Eulália era a mais romântica das três, foi a primeira e única a se casar. Quando pequena acreditava em todos os possíveis e inimagináveis contos de fadas. Era apaixonada por histórias mágicas, fantásticas e perfeitas. Sua mãe faleceu durante uma complicação no parto e seu pai era caminhoneiro, passava a maioria do tempo nas estradas. Eulália não possuía irmãos nem parentes próximos. Passou grande parte de sua existência sentindo-se uma órfã perdida em um imenso lar, vazio, sem família, só na companhia de uma madrinha com Alzheimer. Idealizadora, queria acreditar em um mundo onde houvesse mais encanto e mais afeto entre todos. Fugia das pessoas que lhe transmitissem a mesma frieza de seu pai. Talvez seja por esta razão que depois de adulta ainda sonhasse em encontrar o seu príncipe encantado, aquele que lhe seria predestinado. Casou-se com Adalberto, o filho do dono do supermercado, cuja família era rica e bem conceituada na tal cidadezinha. Ele parecia ser o marido que Eulália sempre sonhou: era bonito, atencioso, romântico, charmoso, educado e a travava como uma rainha. Telefonava do trabalho todos os dias para saber como ela estava, dizia que a amava muito e sempre avisava quando iria chegar mais tarde em casa devido a alguma reunião importante.
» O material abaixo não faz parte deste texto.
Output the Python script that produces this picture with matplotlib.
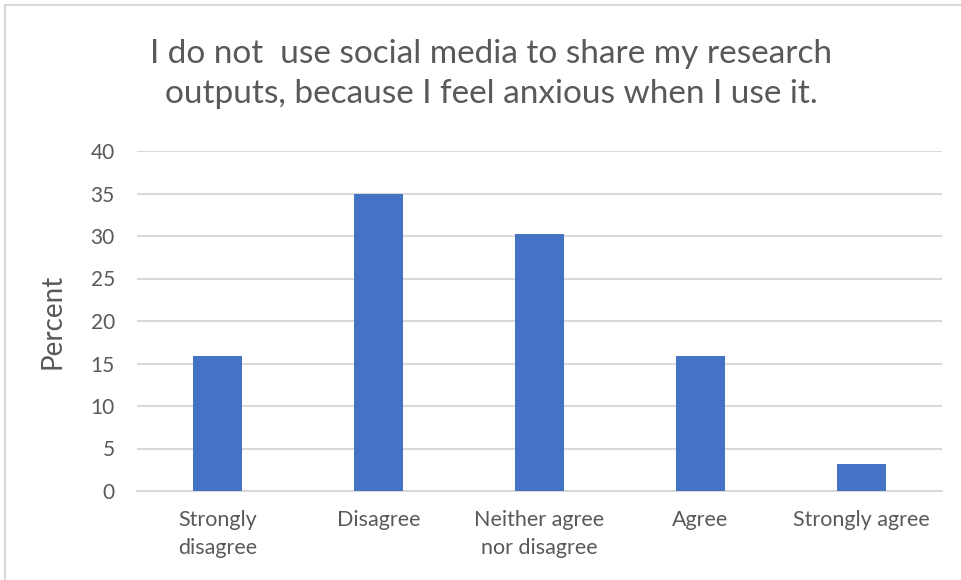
import matplotlib.pyplot as plt
import numpy as np
from matplotlib.patches import Rectangle

plt.rcParams['font.family'] = ['Lato', 'DejaVu Sans']

# Data
categories = ["Strongly\ndisagree", "Disagree", "Neither agree\nnor disagree", "Agree", "Strongly agree"]
percent = [15.9, 34.9, 30.2, 15.9, 3.2]
y_ticks = [0, 5, 10, 15, 20, 25, 30, 35, 40]

title = "I do not  use social media to share my research\noutputs, because I feel anxious when I use it."

text_color = '#595959'
bar_color = '#4472C4'
grid_color = '#d9d9d9'

fig = plt.figure(figsize=(9.61, 5.80), dpi=100)
fig.patch.set_facecolor('white')

# chart frame (partly visible in the reference)
fig.patches.append(Rectangle((5 / 961, -0.1), 1.2, 1 - 5 / 580 + 0.1, transform=fig.transFigure,
                             fill=False, edgecolor='#d9d9d9', linewidth=1.5))

ax = fig.add_axes([137 / 961, 1 - 491 / 580, (942 - 137) / 961, (491 - 151) / 580])

index = np.arange(len(categories))
ax.bar(index, percent, width=0.31, color=bar_color, zorder=3)

ax.set_xlim(-0.5, len(categories) - 0.5)
ax.set_ylim(0, 40)
ax.set_yticks(y_ticks)
ax.set_xticks(index)
ax.set_xticklabels(categories, fontsize=15.5, color=text_color, linespacing=1.45)
ax.tick_params(axis='y', labelsize=15, labelcolor=text_color, length=0, pad=16)
ax.tick_params(axis='x', length=0, pad=14)

ax.yaxis.grid(True, color=grid_color, linewidth=1.5, zorder=0)
for s in ['top', 'right', 'left']:
    ax.spines[s].set_visible(False)
ax.spines['bottom'].set_color(grid_color)
ax.spines['bottom'].set_linewidth(1.5)

ax.set_ylabel("Percent", fontsize=20, color=text_color, labelpad=18)

fig.text(491 / 961, 1 - 74 / 580, title, ha='center', va='center', fontsize=24,
         color=text_color, linespacing=1.45)

plt.savefig("out.png", dpi=100)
- Ele é perfeito demais, aí tem! – alertava Amélia, que desconfiava das constantes e inadiáveis reuniões que Adalberto dizia participar.
- Que nada amiga, ele trabalha muito para poder me dar essa vida de rainha. Se ele não me amasse não iria me trazer flores todos os dias, não me telefonaria. – justificava Eulália.
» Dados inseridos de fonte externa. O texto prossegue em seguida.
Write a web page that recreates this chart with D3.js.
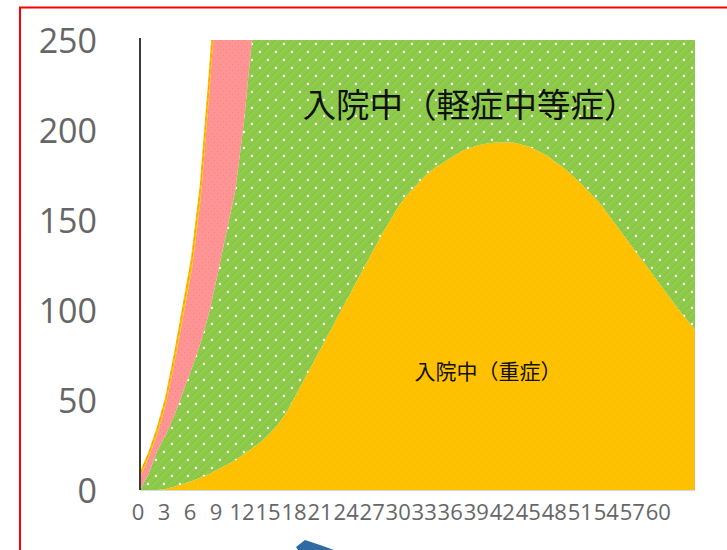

Rosália ficava muda toda vez que o assunto vinha à tona, temia magoar a amiga. Amélia, ao contrário, tentava alertar Eulália de que seu príncipe encantado não passava de um mulherengo irremediável. Quase todos naquela cidade de dois bairros sabiam que as reuniões inadiáveis ocorriam em um discreto casebre, de luz avermelhada, localizado fora da cidade-vilarejo, pouco depois do cemitério. Há quem diga que Adalberto mantinha relações constantes com uma China Blue do discreto casebre. Com o passar dos anos Amélia desistiu de tentar alertar Eulália, que era a única que não enxergava as traições do marido. Talvez não quisesse enxergar para não quebrar o encanto, ninguém sabe ao certo. O fato é que Rosália e Amélia abandonaram a linda cidadezinha onde nada acontece. Prometeram a Eulália que manteriam contato através de cartas e saíram decididas em tentar a vida na cidade grande. Quem sabe lá poderiam mudar de postura em relação ao amor...
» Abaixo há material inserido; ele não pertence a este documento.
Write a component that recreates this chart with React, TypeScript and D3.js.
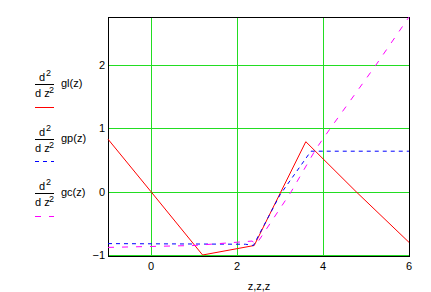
import React from "react";
import * as d3 from "d3";

const xTicks = [0, 2, 4, 6];
const yTicks = [-1, 0, 1, 2];
const glX = [-1, 0, 1.2, 2.4, 3.6, 4.77, 6];
const glY = [0.83, 0, -1, -0.85, 0.79, 0, -0.8];
const gpX = [-1, 2.2, 2.38, 3.0, 3.72, 6];
const gpY = [-0.82, -0.83, -0.85, -0.05, 0.64, 0.64];
const gcX = [-1, 1, 2.35, 2.45, 3.26, 3.84, 4.17, 5.23, 6];
const gcY = [-0.88, -0.85, -0.78, -0.83, 0, 0.68, 1, 2, 2.76];
const legendNames = ["gl(z)", "gp(z)", "gc(z)"];
const colors = ["#ff0000", "#0000ff", "#ff00ff"];
const dashes = ["none", "4,4", "6,8"];

export default function App() {
  const W = 431, H = 292;
  const left = 108, right = 409, top = 17, bottom = 256;
  const x = d3.scaleLinear().domain([-1, 6]).range([left, right]);
  const y = d3.scaleLinear().domain([-1, 2.76]).range([bottom - 1, top]);
  const line = d3.line<[number, number]>().x((d) => x(d[0])).y((d) => y(d[1]));
  const series = [
    glX.map((v, i) => [v, glY[i]] as [number, number]),
    gpX.map((v, i) => [v, gpY[i]] as [number, number]),
    gcX.map((v, i) => [v, gcY[i]] as [number, number]),
  ];
  const font = "'Liberation Sans', Arial, sans-serif";
  const legendY = [84, 139, 193];
  const legendLineY = [107.5, 161.5, 216.5];
  return (
    <svg width={W} height={H} style={{ position: "absolute", left: 0, top: 0, background: "#fff" }} fontFamily={font}>
      <rect x={0} y={0} width={W} height={H} fill="#fff" />
      {yTicks.map((t) => (
        <line key={"gy" + t} x1={left} x2={right} y1={Math.round(y(t)) + 0.5} y2={Math.round(y(t)) + 0.5} stroke="#22dd22" strokeWidth={1} shapeRendering="crispEdges" />
      ))}
      {xTicks.filter((t) => t < 6).map((t) => (
        <line key={"gx" + t} y1={top} y2={bottom} x1={Math.round(x(t)) + 0.5} x2={Math.round(x(t)) + 0.5} stroke="#22dd22" strokeWidth={1} shapeRendering="crispEdges" />
      ))}
      <rect x={left + 0.5} y={top + 0.5} width={right - left} height={bottom - top} fill="none" stroke="#000" strokeWidth={1} shapeRendering="crispEdges" />
      {series.map((s, i) => (
        <path key={i} d={line(s) || ""} fill="none" stroke={colors[i]} strokeWidth={1} strokeDasharray={dashes[i]} />
      ))}
      {yTicks.map((t) => (
        <text key={"ty" + t} x={105} y={y(t) + 4} fontSize={11} textAnchor="end">{t < 0 ? "\u22121" : t}</text>
      ))}
      {xTicks.map((t) => (
        <text key={"tx" + t} x={x(t)} y={270} fontSize={11} textAnchor="middle">{t}</text>
      ))}
      <text x={259} y={290} fontSize={11} textAnchor="middle">z,z,z</text>
      {legendNames.map((n, i) => (
        <g key={n}>
          <text x={39} y={legendY[i] - 3} fontSize={11}>d</text>
          <text x={46} y={legendY[i] - 8} fontSize={9}>2</text>
          <line x1={35} x2={54} y1={legendY[i] + 0.5} y2={legendY[i] + 0.5} stroke="#000" shapeRendering="crispEdges" />
          <text x={35} y={legendY[i] + 13} fontSize={11}>d z</text>
          <text x={49} y={legendY[i] + 9} fontSize={9}>2</text>
          <text x={61} y={legendY[i] + 3} fontSize={11}>{n}</text>
          <line x1={35} x2={54} y1={legendLineY[i]} y2={legendLineY[i]} stroke={colors[i]} strokeWidth={1.2} strokeDasharray={dashes[i]} shapeRendering="crispEdges" />
        </g>
      ))}
    </svg>
  );
}
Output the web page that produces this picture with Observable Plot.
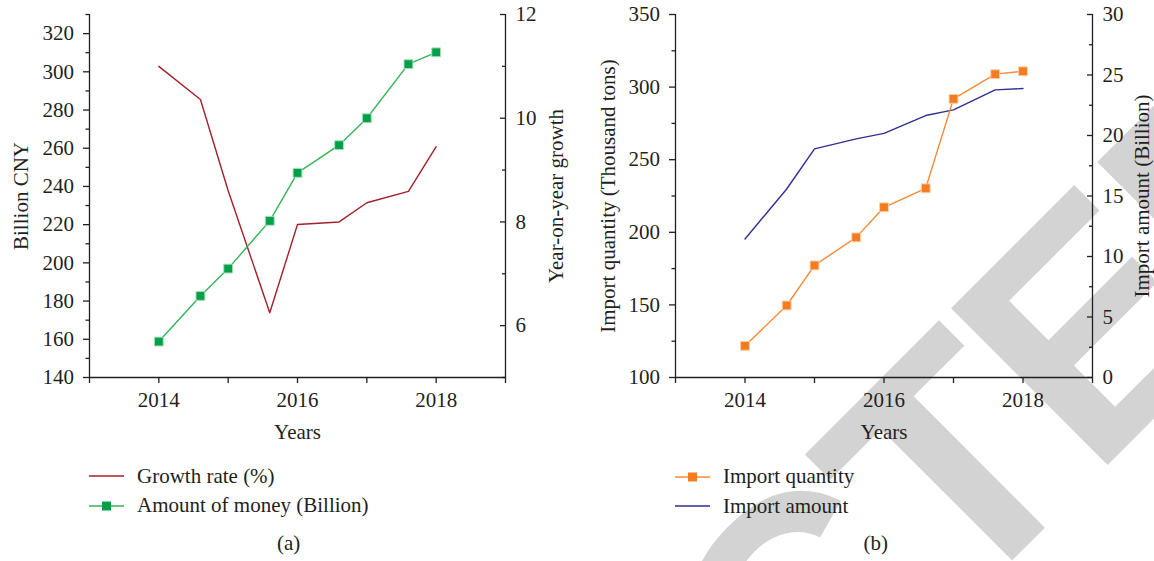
<!DOCTYPE html>
<html>
<head>
<meta charset="utf-8">
<script src="https://cdn.jsdelivr.net/npm/d3@7"></script>
<script src="https://cdn.jsdelivr.net/npm/@observablehq/plot@0.6"></script>
<style>
  html, body { margin: 0; padding: 0; background: #fff; }
  #root { position: relative; width: 1154px; height: 561px; overflow: hidden; background: #fff;
          font-family: "Liberation Serif", serif; color: #231f20; }
  .layer { position: absolute; left: 0; top: 0; }
  .legend { position: absolute; font-size: 21px; line-height: 29.5px; white-space: nowrap; }
  .legend .row { display: flex; align-items: center; height: 29.5px; }
  .legend svg { display: block; margin-right: 13px; }
  .caption { position: absolute; font-size: 21px; line-height: 21px; transform: translateX(-50%); }
</style>
</head>
<body>
<div id="root"></div>
<script>
// ---------------- data ----------------
const years = [2014, 2014.6, 2015, 2015.6, 2016, 2016.6, 2017, 2017.6, 2018];
// panel (a)
const growthRate = [11.0, 10.36, 8.6, 6.25, 7.95, 8.0, 8.37, 8.59, 9.45];          // right axis, %
const amountMoney = [158.8, 182.7, 197.0, 222.0, 247.1, 261.6, 275.7, 304.0, 310.2]; // left axis, billion CNY
// panel (b)
const importQuantity = [121.8, 149.6, 177.2, 196.5, 217.2, 230.3, 291.9, 308.9, 310.9]; // left axis, thousand tons
const importAmount = [11.45, 15.58, 18.89, 19.72, 20.18, 21.65, 22.12, 23.77, 23.88];   // right axis, billion

const xTicks = [2013, 2014, 2015, 2016, 2017, 2018, 2019];
const xTickLabels = [2014, 2016, 2018];
const aLeftTicks = [140, 160, 180, 200, 220, 240, 260, 280, 300, 320];
const aLeftMinor = [150, 170, 190, 210, 230, 250, 270, 290, 310, 330];
const aRightTicks = [6, 8, 10, 12];
const aRightMinor = [5, 7, 9, 11];
const bLeftTicks = [100, 150, 200, 250, 300, 350];
const bLeftMinor = [125, 175, 225, 275, 325];
const bRightTicks = [0, 5, 10, 15, 20, 25, 30];
const bRightMinor = [2.5, 7.5, 12.5, 17.5, 22.5, 27.5];

const tableA = years.map((year, i) => ({year, growth: growthRate[i], money: amountMoney[i]}));
const tableB = years.map((year, i) => ({year, qty: importQuantity[i], amt: importAmount[i]}));

// ---------------- layout / style ----------------
const W = 1154, H = 450, TOP = 14, BOTTOM = 377;
const INK = "#231f20";
const FONT = "Liberation Serif";
const FS = 21;
const root = document.getElementById("root");

// watermark (behind the charts)
const wm = document.createElementNS("http://www.w3.org/2000/svg", "svg");
wm.setAttribute("width", 1154); wm.setAttribute("height", 561);
wm.setAttribute("class", "layer");
wm.innerHTML = `<text transform="rotate(-45)" x="-1097" y="1112" font-family="Liberation Sans" font-weight="bold" font-size="322" letter-spacing="-8" fill="#d3d3d3">RETRACTED</text>`;
root.appendChild(wm);
try {
  const wt = wm.querySelector("text");
  const s = wt.getStartPositionOfChar(6).x;   // second "T"
  const shift = 342.6 - (s + 0.3055 * 322);
  if (isFinite(shift)) wt.setAttribute("x", -1097 + shift);
} catch (e) {}

const baseStyle = {background: "transparent", fontFamily: FONT, fontSize: FS + "px", color: INK, overflow: "visible"};

function leftLayer({L, R, yDomain, majors, minors, data, yKey, lineColor, dotColor, dotStroke, yLabel, yLabelDx}) {
  return Plot.plot({
    width: W, height: H,
    marginLeft: L, marginRight: W - R, marginTop: TOP, marginBottom: H - BOTTOM,
    style: baseStyle,
    x: {domain: [2013, 2019]},
    y: {domain: yDomain},
    marks: [
      Plot.axisX({ticks: xTicks, tickSize: 6, tickPadding: 9, strokeWidth: 1.3,
                  tickFormat: d => xTickLabels.includes(d) ? String(d) : "", label: null, fontSize: FS}),
      Plot.axisY({anchor: "left", ticks: majors, tickSize: 6, tickPadding: 9.5, strokeWidth: 1.3,
                  tickFormat: d => String(d), label: null, fontSize: FS}),
      Plot.axisY({anchor: "left", ticks: minors, tickSize: 3.5, strokeWidth: 1.3,
                  tickFormat: () => "", label: null}),
      Plot.ruleX([2013], {stroke: INK, strokeWidth: 1.3}),
      Plot.ruleY([yDomain[0]], {stroke: INK, strokeWidth: 1.3}),
      Plot.line(data, {x: "year", y: yKey, stroke: lineColor, strokeWidth: 1.4}),
      Plot.dot(data, {x: "year", y: yKey, symbol: "square", r: 5, fill: dotColor, stroke: dotStroke, strokeWidth: 1}),
      Plot.text(["Years"], {text: d => d, frameAnchor: "bottom", dy: 55, fontSize: FS, fill: INK,
                            textAnchor: "middle", lineAnchor: "middle"}),
      Plot.text([yLabel], {text: d => d, frameAnchor: "left", dx: yLabelDx, rotate: -90, fontSize: FS, fill: INK,
                           textAnchor: "middle", lineAnchor: "middle"})
    ]
  });
}

function rightLayer({L, R, yDomain, majors, minors, data, yKey, lineColor, yLabel, yLabelDx}) {
  const fw = R - L;
  return Plot.plot({
    width: W, height: H,
    marginLeft: L, marginRight: W - R, marginTop: TOP, marginBottom: H - BOTTOM,
    style: baseStyle,
    x: {domain: [2013, 2019], axis: null},
    y: {domain: yDomain},
    marks: [
      Plot.axisY({anchor: "right", ticks: majors, tickSize: 0, tickPadding: 10,
                  tickFormat: d => String(d), label: null, fontSize: FS}),
      Plot.tickY(majors, {y: d => d, insetLeft: fw - 5, stroke: INK, strokeWidth: 1.3}),
      Plot.tickY(minors, {y: d => d, insetLeft: fw - 3, stroke: INK, strokeWidth: 1.3}),
      Plot.ruleX([2019], {stroke: INK, strokeWidth: 1.3}),
      Plot.line(data, {x: "year", y: yKey, stroke: lineColor, strokeWidth: 1.4}),
      Plot.text([yLabel], {text: d => d, frameAnchor: "right", dx: yLabelDx, rotate: -90, fontSize: FS, fill: INK,
                           textAnchor: "middle", lineAnchor: "middle"})
    ]
  });
}

const layers = [
  rightLayer({L: 89, R: 505, yDomain: [5, 12], majors: aRightTicks, minors: aRightMinor,
              data: tableA, yKey: "growth", lineColor: "#a3202a", yLabel: "Year-on-year growth", yLabelDx: 51}),
  rightLayer({L: 675, R: 1092, yDomain: [0, 30], majors: bRightTicks, minors: bRightMinor,
              data: tableB, yKey: "amt", lineColor: "#2e3192", yLabel: "Import amount (Billion)", yLabelDx: 50}),
  leftLayer({L: 89, R: 505, yDomain: [140, 330], majors: aLeftTicks, minors: aLeftMinor,
             data: tableA, yKey: "money", lineColor: "#35b459", dotColor: "#00a048", dotStroke: "#a8e0b8",
             yLabel: "Billion CNY", yLabelDx: -68.5}),
  leftLayer({L: 675, R: 1092, yDomain: [100, 350], majors: bLeftTicks, minors: bLeftMinor,
             data: tableB, yKey: "qty", lineColor: "#f58a35", dotColor: "#f47c20", dotStroke: "#fbcfa8",
             yLabel: "Import quantity (Thousand tons)", yLabelDx: -67.5})
];
for (const l of layers) { l.classList.add("layer"); root.appendChild(l); }

// ---------------- legends & captions ----------------
const legendA = [
  {label: "Growth rate (%)", color: "#a3202a", marker: false},
  {label: "Amount of money (Billion)", color: "#35b459", markerColor: "#00a048", marker: true}
];
const legendB = [
  {label: "Import quantity", color: "#f58a35", markerColor: "#f47c20", marker: true},
  {label: "Import amount", color: "#2e3192", marker: false}
];
function addLegend(items, left, top) {
  const div = document.createElement("div");
  div.className = "legend";
  div.style.left = left + "px";
  div.style.top = top + "px";
  for (const it of items) {
    const row = document.createElement("div");
    row.className = "row";
    row.innerHTML = `<svg width="35" height="20"><line x1="0" x2="35" y1="10" y2="10" stroke="${it.color}" stroke-width="1.6"/>` +
      (it.marker ? `<rect x="13" y="5.5" width="9" height="9" fill="${it.markerColor}"/>` : "") +
      `</svg><span>${it.label}</span>`;
    div.appendChild(row);
  }
  root.appendChild(div);
}
addLegend(legendA, 89, 461.5);
addLegend(legendB, 675, 462);

function addCaption(text, cx, top) {
  const d = document.createElement("div");
  d.className = "caption";
  d.style.left = cx + "px";
  d.style.top = top + "px";
  d.textContent = text;
  root.appendChild(d);
}
addCaption("(a)", 288.6, 533);
addCaption("(b)", 875.8, 533);
</script>
</body>
</html>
Passaram a noite inteira dirigindo e divagando a respeito da traição. Será que a fidelidade virou um mito moderno?


***

ps: Participo de um grupo-literário onde cada um dos integrantes lança um tema, em um prazo de tempo, para os demais desenvolverem a escrita (seja através de contos, dissertações, letras de músicas, poesias, ou qualquer outra vertente criativa). Escrevi o conto Cidade Perdida para o tema Traição, espero que tenham gostado! ;-)

2 comentários:

Claudia Schmitt disse...

adorei teu texto, consegui visualizar bem as personagens e principalmente a pacata cidadezinha, a unica coisa ruim é que queria que ela tivesse um final, o que será que aconteceu depois ???
...

beijo klau

Proud Mary disse...

A idéia é exatamente essa, Klau: a história não ter um fim definido.